PHSD (Parton-Hadron-String Dynamics) is a microscopic covariant dynamical model for strongly interacting systems formulated on the basis of Kadanoff-Baym equations. The approach consistently describes the full evolution of a relativistic heavy-ion collision from the initial hard scatterings and string formation through the dynamical deconfinement phase transition to the strongly-interacting quark-gluon plasma (sQGP) as well as hadronization and the subsequent interactions in the expanding hadronic phase. The transport theoretical description of quarks and gluons in the PHSD is based on the Dynamical Quasi-Particle Model (DQPM) for partons that is constructed to reproduce lattice QCD for QGP thermodynamics via effective propagators for quarks and gluons.
In the beginning of relativistic heavy-ion collisions color-neutral strings (described by the LUND model are produced in highly energetic scatterings of nucleons from the impinging nuclei. These strings are dissolved into ’pre-hadrons’. If the local energy density is larger than the critical value for the phase transition, which is taken to be ∼ 0.5 GeV/fm3 , the pre-hadrons melt into (colored) effective quarks and antiquarks in their self-generated repulsive mean-field as defined by the DQPM.
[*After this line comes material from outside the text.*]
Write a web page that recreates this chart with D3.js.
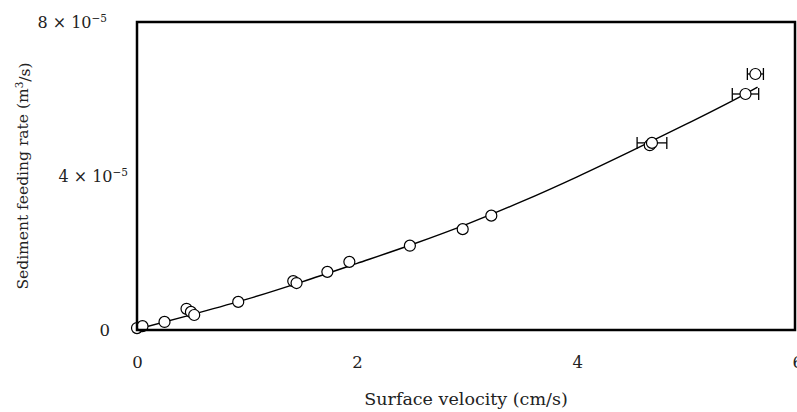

Both EPOS and PHSD are among the most visible models in the field. EPOS has been very successfully applied to analyze heavy ion collisions at the RHIC collider and more recently mainly to analyze flow effects in small systems. The model is also very much used by major LHC experiments and as interaction model for air shower simulations. Main publications {in curly brackets the citations from Google}: Physical Review C 74 (2006) 044902 {554}, Physical Review C 92 (2015) 034906 {441}, Physics Reports 350 (2001) 93-289 {416}, J.Phys. G35 (2008) 054001 {387}. EPOS has also been presented in a plenary talk at Quark Matter 2014 (the most important conference in our field) and at Strange Quark Matter 2014 and 2017 (the second most important conference in our field). PHSD has been mainly applied to analyze heavy ion collisions from SIS to LHC energies. Main publications {in curly brackets the citations from Google}: Physical Review C 69 (2004), 054907 {239}, Physical Review C 83 (2011) 054911 {223}, Nuclear Physics A 831 (2009), 215-242 {194}, Physics Reports 510 (2012), 119-200 {158}. PHSD has also been presented in a plenary talk at Quark Matter 2014 (the most important conference in our field) and at Strange Quark Matter 2016 and 2017 (the second most important conference in our field).